▶ **Written instruction**: Extract only the first line of the listing and every line after it up to and including the one with "const cellW = 57.33, cellH". Omit the pictures.

Source code of charts:
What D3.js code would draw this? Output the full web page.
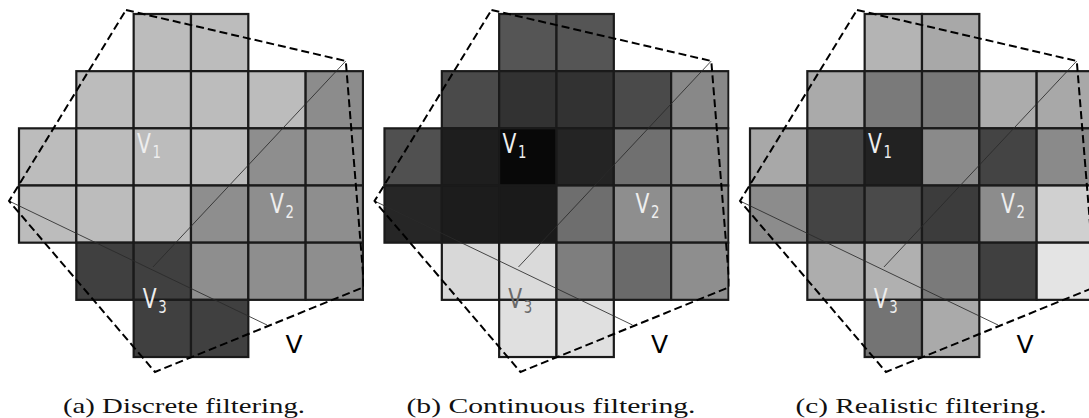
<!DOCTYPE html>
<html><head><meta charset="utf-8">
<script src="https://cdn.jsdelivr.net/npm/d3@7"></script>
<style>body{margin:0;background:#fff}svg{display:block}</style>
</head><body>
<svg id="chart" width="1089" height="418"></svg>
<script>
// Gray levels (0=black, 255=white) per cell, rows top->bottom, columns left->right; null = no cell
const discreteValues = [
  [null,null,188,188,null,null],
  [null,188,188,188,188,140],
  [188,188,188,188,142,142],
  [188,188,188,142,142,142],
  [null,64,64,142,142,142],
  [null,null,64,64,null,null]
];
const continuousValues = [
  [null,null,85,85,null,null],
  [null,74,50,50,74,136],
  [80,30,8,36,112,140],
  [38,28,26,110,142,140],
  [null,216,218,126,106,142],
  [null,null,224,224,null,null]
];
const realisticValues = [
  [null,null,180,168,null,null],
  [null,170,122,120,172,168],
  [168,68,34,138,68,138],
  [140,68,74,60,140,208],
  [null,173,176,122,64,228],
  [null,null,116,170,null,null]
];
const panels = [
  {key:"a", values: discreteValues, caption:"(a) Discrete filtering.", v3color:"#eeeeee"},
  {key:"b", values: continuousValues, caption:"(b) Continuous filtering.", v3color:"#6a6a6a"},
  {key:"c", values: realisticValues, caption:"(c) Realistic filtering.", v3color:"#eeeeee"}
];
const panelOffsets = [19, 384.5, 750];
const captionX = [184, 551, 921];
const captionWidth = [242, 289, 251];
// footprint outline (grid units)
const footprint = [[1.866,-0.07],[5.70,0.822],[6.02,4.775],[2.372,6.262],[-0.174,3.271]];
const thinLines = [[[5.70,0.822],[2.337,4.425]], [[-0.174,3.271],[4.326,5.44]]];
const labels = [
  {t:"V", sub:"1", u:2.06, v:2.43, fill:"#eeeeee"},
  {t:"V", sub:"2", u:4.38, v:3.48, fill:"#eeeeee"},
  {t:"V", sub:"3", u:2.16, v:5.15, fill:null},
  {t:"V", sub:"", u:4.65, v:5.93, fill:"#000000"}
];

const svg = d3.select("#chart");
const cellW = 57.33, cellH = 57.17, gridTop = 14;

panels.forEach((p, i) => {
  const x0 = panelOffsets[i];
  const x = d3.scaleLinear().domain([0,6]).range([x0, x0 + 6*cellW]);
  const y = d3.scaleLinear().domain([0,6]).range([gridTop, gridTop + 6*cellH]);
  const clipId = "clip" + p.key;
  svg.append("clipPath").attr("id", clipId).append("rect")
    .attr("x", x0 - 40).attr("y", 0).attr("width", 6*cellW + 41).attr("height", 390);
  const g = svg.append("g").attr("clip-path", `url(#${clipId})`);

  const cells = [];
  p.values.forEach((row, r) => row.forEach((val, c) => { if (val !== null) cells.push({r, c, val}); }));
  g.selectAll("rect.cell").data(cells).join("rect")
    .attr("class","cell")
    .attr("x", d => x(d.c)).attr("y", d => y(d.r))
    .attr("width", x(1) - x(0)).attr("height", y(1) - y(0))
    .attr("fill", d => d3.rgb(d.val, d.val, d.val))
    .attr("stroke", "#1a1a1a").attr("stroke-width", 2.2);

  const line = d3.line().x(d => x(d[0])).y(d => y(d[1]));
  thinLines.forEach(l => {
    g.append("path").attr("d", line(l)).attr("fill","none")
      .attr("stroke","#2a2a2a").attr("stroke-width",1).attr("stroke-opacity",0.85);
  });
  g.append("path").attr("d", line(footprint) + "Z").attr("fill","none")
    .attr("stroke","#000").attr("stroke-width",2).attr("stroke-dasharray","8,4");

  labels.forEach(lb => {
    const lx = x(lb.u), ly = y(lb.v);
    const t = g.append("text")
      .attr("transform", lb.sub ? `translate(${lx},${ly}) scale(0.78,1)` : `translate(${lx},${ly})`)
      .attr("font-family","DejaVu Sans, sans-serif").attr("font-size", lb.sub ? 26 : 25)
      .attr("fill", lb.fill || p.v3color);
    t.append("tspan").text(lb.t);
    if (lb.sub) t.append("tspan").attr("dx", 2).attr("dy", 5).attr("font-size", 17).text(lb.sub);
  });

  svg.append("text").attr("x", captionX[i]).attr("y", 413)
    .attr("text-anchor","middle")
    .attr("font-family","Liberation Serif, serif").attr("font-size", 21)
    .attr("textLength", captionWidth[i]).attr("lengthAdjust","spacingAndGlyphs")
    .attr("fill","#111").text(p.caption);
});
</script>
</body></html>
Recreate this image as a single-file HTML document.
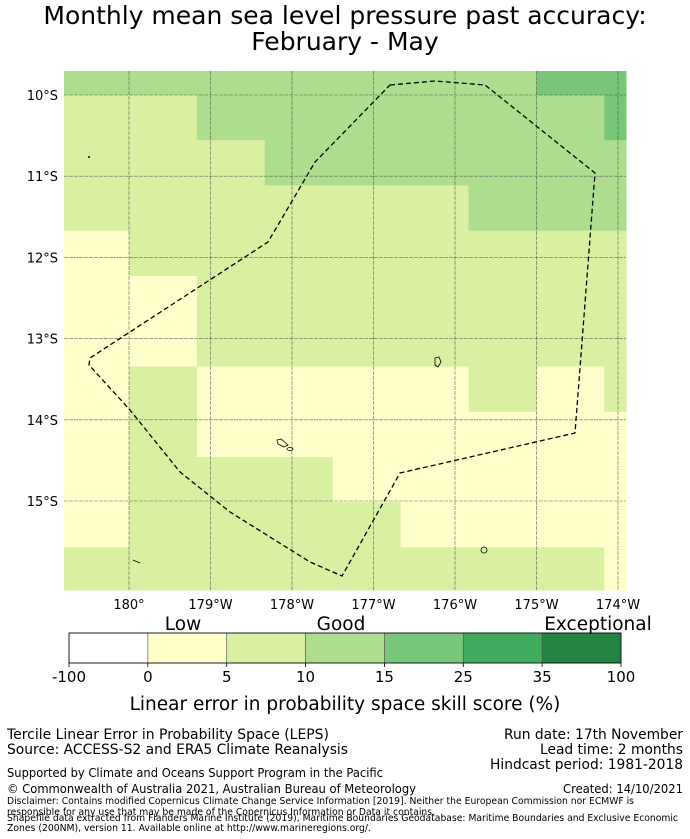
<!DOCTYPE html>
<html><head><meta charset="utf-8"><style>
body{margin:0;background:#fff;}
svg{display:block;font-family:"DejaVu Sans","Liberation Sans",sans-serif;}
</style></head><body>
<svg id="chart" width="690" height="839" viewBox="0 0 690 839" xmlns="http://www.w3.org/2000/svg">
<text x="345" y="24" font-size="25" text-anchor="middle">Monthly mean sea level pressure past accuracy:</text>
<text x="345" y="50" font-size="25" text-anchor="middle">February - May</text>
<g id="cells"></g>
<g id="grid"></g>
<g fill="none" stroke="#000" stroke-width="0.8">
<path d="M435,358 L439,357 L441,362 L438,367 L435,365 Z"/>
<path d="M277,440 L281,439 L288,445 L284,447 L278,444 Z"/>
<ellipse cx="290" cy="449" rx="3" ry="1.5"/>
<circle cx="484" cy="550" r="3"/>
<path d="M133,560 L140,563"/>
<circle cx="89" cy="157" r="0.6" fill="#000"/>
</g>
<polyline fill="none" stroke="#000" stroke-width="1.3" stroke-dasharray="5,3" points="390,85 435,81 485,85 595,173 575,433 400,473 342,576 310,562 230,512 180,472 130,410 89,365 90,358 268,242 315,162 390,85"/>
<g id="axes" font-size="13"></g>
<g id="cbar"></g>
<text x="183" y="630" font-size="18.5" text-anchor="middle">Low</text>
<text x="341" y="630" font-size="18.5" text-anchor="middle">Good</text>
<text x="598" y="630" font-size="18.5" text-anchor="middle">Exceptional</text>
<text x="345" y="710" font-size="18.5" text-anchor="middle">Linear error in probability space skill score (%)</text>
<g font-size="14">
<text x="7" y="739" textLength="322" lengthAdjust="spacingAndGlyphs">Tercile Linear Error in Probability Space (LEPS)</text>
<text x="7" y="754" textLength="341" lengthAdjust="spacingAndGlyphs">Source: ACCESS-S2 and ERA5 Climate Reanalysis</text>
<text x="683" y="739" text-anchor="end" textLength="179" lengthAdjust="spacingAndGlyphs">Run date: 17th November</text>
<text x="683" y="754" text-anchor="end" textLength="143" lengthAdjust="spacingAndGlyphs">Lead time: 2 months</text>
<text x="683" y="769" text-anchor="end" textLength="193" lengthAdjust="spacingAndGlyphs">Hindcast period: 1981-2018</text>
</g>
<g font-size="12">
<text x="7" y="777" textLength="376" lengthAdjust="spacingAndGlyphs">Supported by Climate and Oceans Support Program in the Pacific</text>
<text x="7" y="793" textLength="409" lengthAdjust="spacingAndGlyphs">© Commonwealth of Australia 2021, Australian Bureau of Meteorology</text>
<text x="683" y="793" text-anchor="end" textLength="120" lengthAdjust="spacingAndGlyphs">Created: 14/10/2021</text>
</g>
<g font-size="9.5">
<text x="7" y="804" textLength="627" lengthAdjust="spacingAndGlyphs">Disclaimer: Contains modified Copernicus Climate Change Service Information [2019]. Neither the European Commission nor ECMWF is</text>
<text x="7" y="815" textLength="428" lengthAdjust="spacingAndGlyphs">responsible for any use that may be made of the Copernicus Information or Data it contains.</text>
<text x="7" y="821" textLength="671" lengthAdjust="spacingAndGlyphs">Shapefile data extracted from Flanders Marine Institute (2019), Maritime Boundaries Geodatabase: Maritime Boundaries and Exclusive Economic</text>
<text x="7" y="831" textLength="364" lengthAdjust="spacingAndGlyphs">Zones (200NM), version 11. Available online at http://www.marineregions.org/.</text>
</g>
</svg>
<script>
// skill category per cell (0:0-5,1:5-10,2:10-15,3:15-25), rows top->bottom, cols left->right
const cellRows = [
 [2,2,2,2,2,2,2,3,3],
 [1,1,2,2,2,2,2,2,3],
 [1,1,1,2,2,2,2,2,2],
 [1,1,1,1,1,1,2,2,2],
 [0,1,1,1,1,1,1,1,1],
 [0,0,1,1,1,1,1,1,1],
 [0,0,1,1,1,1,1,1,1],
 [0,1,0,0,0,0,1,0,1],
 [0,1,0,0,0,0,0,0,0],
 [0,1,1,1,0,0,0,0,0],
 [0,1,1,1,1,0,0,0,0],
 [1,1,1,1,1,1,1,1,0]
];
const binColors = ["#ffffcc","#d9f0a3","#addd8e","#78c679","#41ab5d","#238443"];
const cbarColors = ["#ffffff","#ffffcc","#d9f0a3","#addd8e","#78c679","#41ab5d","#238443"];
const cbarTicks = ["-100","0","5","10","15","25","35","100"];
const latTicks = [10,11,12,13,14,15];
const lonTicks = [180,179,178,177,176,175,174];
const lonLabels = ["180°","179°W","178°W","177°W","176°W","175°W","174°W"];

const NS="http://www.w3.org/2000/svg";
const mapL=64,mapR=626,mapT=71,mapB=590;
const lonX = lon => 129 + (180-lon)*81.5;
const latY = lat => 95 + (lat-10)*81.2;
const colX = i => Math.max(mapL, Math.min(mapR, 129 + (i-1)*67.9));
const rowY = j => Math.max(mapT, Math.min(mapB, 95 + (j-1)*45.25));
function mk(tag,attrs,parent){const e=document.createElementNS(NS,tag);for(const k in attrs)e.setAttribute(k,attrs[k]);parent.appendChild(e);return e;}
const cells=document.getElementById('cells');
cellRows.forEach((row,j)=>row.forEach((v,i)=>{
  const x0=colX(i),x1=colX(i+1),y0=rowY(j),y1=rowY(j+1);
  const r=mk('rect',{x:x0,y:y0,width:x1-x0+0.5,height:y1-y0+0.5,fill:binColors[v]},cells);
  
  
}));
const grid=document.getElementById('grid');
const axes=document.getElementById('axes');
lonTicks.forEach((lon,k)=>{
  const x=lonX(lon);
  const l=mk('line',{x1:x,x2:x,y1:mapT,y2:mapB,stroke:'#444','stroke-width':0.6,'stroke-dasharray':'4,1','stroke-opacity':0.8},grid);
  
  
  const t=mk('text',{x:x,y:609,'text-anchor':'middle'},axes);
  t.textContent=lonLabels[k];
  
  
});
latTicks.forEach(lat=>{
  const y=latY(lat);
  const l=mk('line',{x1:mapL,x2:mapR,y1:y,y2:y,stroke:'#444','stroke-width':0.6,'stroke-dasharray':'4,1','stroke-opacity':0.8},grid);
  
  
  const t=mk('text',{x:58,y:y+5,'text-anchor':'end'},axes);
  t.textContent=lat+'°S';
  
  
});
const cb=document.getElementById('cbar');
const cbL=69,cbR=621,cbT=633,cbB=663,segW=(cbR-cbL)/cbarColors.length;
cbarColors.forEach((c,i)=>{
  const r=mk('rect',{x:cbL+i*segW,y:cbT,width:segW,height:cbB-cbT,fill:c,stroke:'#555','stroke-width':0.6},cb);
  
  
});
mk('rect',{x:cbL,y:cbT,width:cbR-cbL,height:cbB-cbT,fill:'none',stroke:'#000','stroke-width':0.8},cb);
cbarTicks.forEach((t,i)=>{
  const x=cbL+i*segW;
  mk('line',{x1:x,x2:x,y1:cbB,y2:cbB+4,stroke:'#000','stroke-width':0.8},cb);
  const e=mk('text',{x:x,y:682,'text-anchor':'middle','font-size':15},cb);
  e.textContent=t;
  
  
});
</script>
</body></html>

▶ **Exercise result**:
What D3.js code would draw this? Output the full web page.
<!DOCTYPE html>
<html><head><meta charset="utf-8">
<script src="https://cdn.jsdelivr.net/npm/d3@7"></script>
<style>body{margin:0;background:#fff}svg{display:block}</style>
</head><body>
<svg id="chart" width="1089" height="418"></svg>
<script>
// Gray levels (0=black, 255=white) per cell, rows top->bottom, columns left->right; null = no cell
const discreteValues = [
  [null,null,188,188,null,null],
  [null,188,188,188,188,140],
  [188,188,188,188,142,142],
  [188,188,188,142,142,142],
  [null,64,64,142,142,142],
  [null,null,64,64,null,null]
];
const continuousValues = [
  [null,null,85,85,null,null],
  [null,74,50,50,74,136],
  [80,30,8,36,112,140],
  [38,28,26,110,142,140],
  [null,216,218,126,106,142],
  [null,null,224,224,null,null]
];
const realisticValues = [
  [null,null,180,168,null,null],
  [null,170,122,120,172,168],
  [168,68,34,138,68,138],
  [140,68,74,60,140,208],
  [null,173,176,122,64,228],
  [null,null,116,170,null,null]
];
const panels = [
  {key:"a", values: discreteValues, caption:"(a) Discrete filtering.", v3color:"#eeeeee"},
  {key:"b", values: continuousValues, caption:"(b) Continuous filtering.", v3color:"#6a6a6a"},
  {key:"c", values: realisticValues, caption:"(c) Realistic filtering.", v3color:"#eeeeee"}
];
const panelOffsets = [19, 384.5, 750];
const captionX = [184, 551, 921];
const captionWidth = [242, 289, 251];
// footprint outline (grid units)
const footprint = [[1.866,-0.07],[5.70,0.822],[6.02,4.775],[2.372,6.262],[-0.174,3.271]];
const thinLines = [[[5.70,0.822],[2.337,4.425]], [[-0.174,3.271],[4.326,5.44]]];
const labels = [
  {t:"V", sub:"1", u:2.06, v:2.43, fill:"#eeeeee"},
  {t:"V", sub:"2", u:4.38, v:3.48, fill:"#eeeeee"},
  {t:"V", sub:"3", u:2.16, v:5.15, fill:null},
  {t:"V", sub:"", u:4.65, v:5.93, fill:"#000000"}
];

const svg = d3.select("#chart");
const cellW = 57.33, cellH = 57.17, gridTop = 14;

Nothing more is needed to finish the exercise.